My grandmother was not a woman of means. She worked for decades in a sewing mill that produced bathroom rugs. She spent long hours in front of an industrial sewing machine, her merit measured by how many rugs she could produce in an hour. My grandfather was a groundskeeper. So needless to say, they weren't exactly rich. They were even known to live in places without indoor plumbing or with holes in the floor where you could peer down into the basement.
When my grandmother retired though, she could relax a bit. Having spent her life at the machine, you wouldn't think that she'd relish in making things for herself or for anyone else. But this she did. Relax? Sure, she may have relaxed her body but her hands were always busy. She was always tinkering with something, always had some kind of project going, whether it be embroidering a pillowcase or making a full size quilt.
When she died nearly two years ago, my family and I couldn't bear to go through through all of her things. So we hastily packed everything up and stored it away, until we were ready to deal with it. That day has been a long time coming. But several weeks ago my mother and I loaded up some boxes and started to make our way through. Naturally, the sewing items went to me. And boy did she have some stuff! My grandmother was physically unable to go to the store and not pick up some rick rack or some lace or some embroidery thread or a yard of fabric that caught her eye. And this is just about 1/10 of what I actually have. She saved everything so I have pieces of her collection that date back at least several decades. It took a solid week to wash and fold all the fabric from her collection.

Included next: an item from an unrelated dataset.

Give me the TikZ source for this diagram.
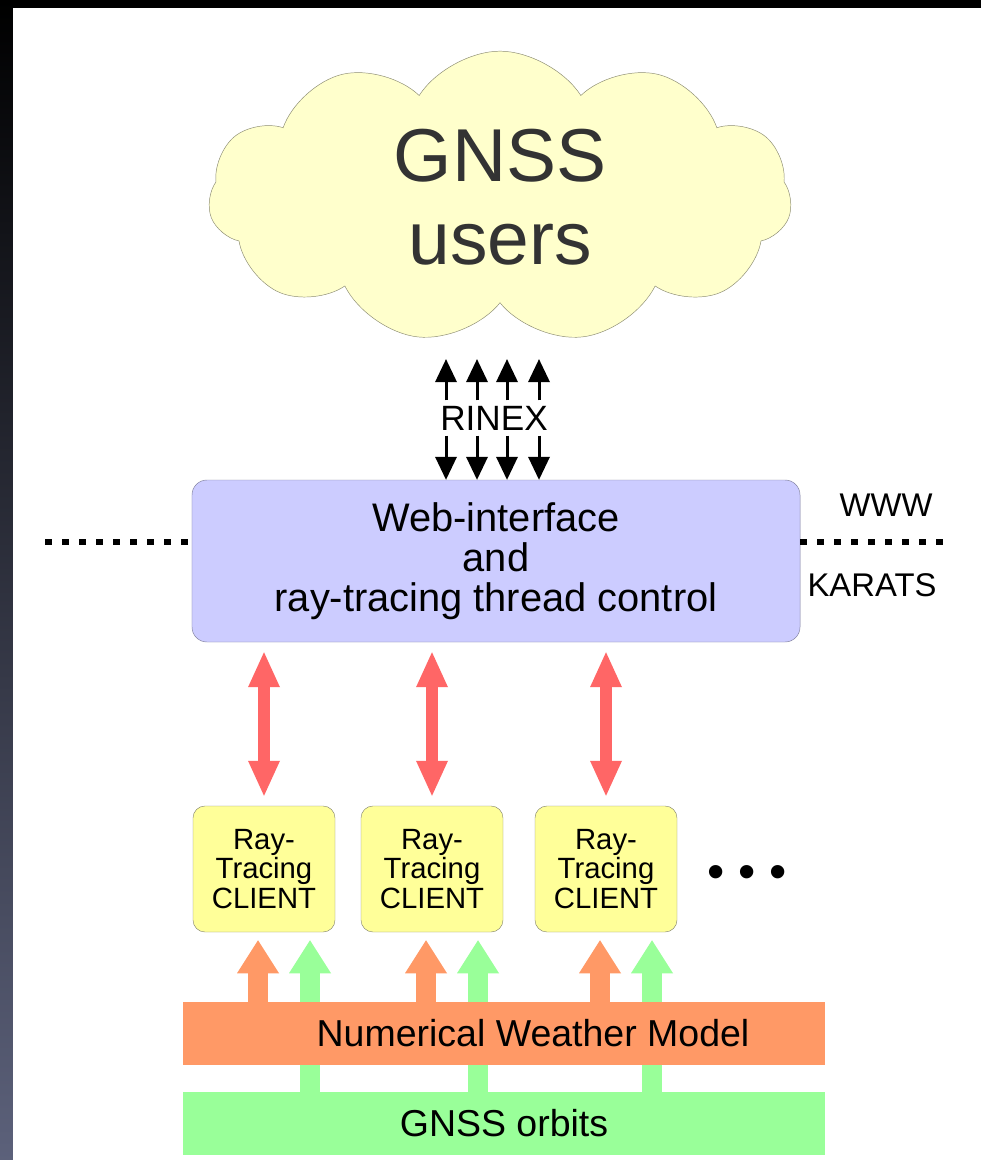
\documentclass[tikz,border=0pt]{standalone}
\usepackage{fontspec}
\setmainfont{Liberation Sans}
\usepackage{xcolor}
\usepackage{tikz}
\usetikzlibrary{shapes.symbols, arrows.meta, positioning}
\definecolor{mycloud}{rgb}{1.00, 1.00, 0.80}
\definecolor{myviolet}{rgb}{0.80, 0.80, 1.00}
\definecolor{myyellow}{rgb}{1.00, 1.00, 0.60}
\definecolor{myred}{rgb}{1.00, 0.40, 0.40}
\definecolor{myorange}{rgb}{1.00, 0.60, 0.40}
\definecolor{mygreen}{rgb}{0.60, 1.00, 0.60}
\definecolor{myedge}{rgb}{0.55, 0.55, 0.45}
\definecolor{myframe}{rgb}{0.50, 0.50, 0.62}
\definecolor{myband}{rgb}{0.36, 0.38, 0.48}
\definecolor{mynavy}{rgb}{0.10, 0.10, 0.25}
\tikzstyle{users} = [cloud, cloud puffs=11, cloud puff arc=115, cloud ignores aspect, minimum width=17.5cm, minimum height=8.75cm, inner sep=0pt, align=center, draw=myedge, fill=mycloud, text=black!80, font=\fontsize{64}{71}\selectfont]
\tikzstyle{server} = [rectangle, rounded corners=0.45cm, minimum width=18.24cm, minimum height=4.86cm, align=center, draw=myframe, fill=myviolet, font=\fontsize{34}{34}\selectfont]
\tikzstyle{client} = [rectangle, rounded corners=0.36cm, minimum width=4.26cm, minimum height=3.78cm, align=center, draw=myedge, fill=myyellow, font=\fontsize{25}{25.5}\selectfont]
\tikzstyle{bar} = [rectangle, minimum width=19.26cm, minimum height=1.89cm, inner sep=0pt, font=\fontsize{32}{34}\selectfont]
\tikzstyle{tag} = [inner sep=0pt, font=\fontsize{28}{30}\selectfont]
\tikzstyle{divider} = [line width=0.2cm, dash pattern=on 0.2cm off 0.31cm]
\tikzstyle{rinexarrow} = [line width=0.09cm, >={Triangle[length=0.69cm, width=0.66cm, line width=0pt]}, ->]
\tikzstyle{linkarrow} = [line width=0.36cm, myred, >={Triangle[length=1.05cm, width=0.96cm, line width=0pt]}, <->, shorten <=0.3cm, shorten >=0.3cm]
\tikzstyle{feedarrow} = [line width=0.6cm, >={Triangle[length=0.99cm, width=1.26cm, line width=0pt]}, ->, shorten >=0.24cm]

\begin{document}
\begin{tikzpicture}[x=0.03cm, y=-0.03cm]
    \fill[black] (0,0) rectangle (981,1160);
    \shade[top color=black, middle color=mynavy, bottom color=myband] (0,0) rectangle (13,1160);
    \fill[white] (13,8) rectangle (981,1160);

    \node[users] (cloud) at (500,197) {GNSS\\users};
    \node[inner sep=0pt, minimum height=1.05cm, font=\fontsize{30}{30}\selectfont] (rinex) at (494,418) {RINEX};
    \node[server] (web) at (496,561) {Web-interface\\and\\ray-tracing thread control};
    \node[tag] (www) at (886,505) {WWW};
    \node[tag] (karats) at (872,585) {KARATS};
    \coordinate (lend) at (45,542);
    \coordinate (rend) at (950,542);
    \draw[divider] (lend) -- (lend -| web.west);
    \draw[divider] (rend -| web.east) -- (rend);

    \foreach \x in {446,477,507,539} {
        \draw[rinexarrow, shorten >=1.68cm] (\x,0 |- rinex.north) -- (\x,0 |- cloud.south);
        \draw[rinexarrow] (\x,0 |- rinex.south) -- (\x,0 |- web.north);
    }

    \foreach \i/\x in {1/264,2/432,3/606} {
        \node[client] (cl\i) at (\x,869) {Ray-\\Tracing\\CLIENT};
        \draw[linkarrow] (cl\i.north |- web.south) -- (cl\i.north);
        \coordinate (o\i) at ([xshift=-0.18cm]cl\i.south);
        \coordinate (g\i) at ([xshift=1.38cm]cl\i.south);
    }
    \node[font=\fontsize{42}{42}\selectfont] (more) at (747,877) {• • •};

    \node[bar, fill=mygreen] (gnss) at (504,1123.5) {GNSS orbits};
    \foreach \i in {1,2,3} \draw[feedarrow, mygreen] (g\i |- gnss.north) -- (g\i);
    \node[bar, fill=myorange, label={[xshift=0.87cm, font=\fontsize{32}{34}\selectfont]center:Numerical Weather Model}] (nwm) at (504,1033.5) {};
    \foreach \i in {1,2,3} \draw[feedarrow, myorange] (o\i |- nwm.north) -- (o\i);
\end{tikzpicture}
\end{document}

I found the patterns for doll clothes that she made for me when I was little.
I even found a few remnants that I, no doubt, left at her house when I was there for the summer.
She taught me to embroider when I was about 7 years old. This little kitten is the very first thing that I ever made. I remember that I embroidered this onto one of her pillowcases.
I came home with about 75-80 packages of iron-on transfers. I sorted through them, many of which were duplicates or tattered or very obviously used up. There were a few vintage patterns that I recognize as pillowcases that she made.
I now have four of her unfinished quilt tops. I'm not entirely sure what I'm going to do with them just yet, seeing as how I don't quilt.
This one is most intriguing as it was completely done by hand. And the fabric has that near papery feel to it that tells me that it's very old. It's also the only one that my mother could not identify. So it's a mystery.
This little needle book is one of my favorite finds.
But my most favorite discovery of all was this little collection of quilt squares. They were stacked together amongst a myriad of other things. And a small slip of paper was pinned to the top one...with my name on it.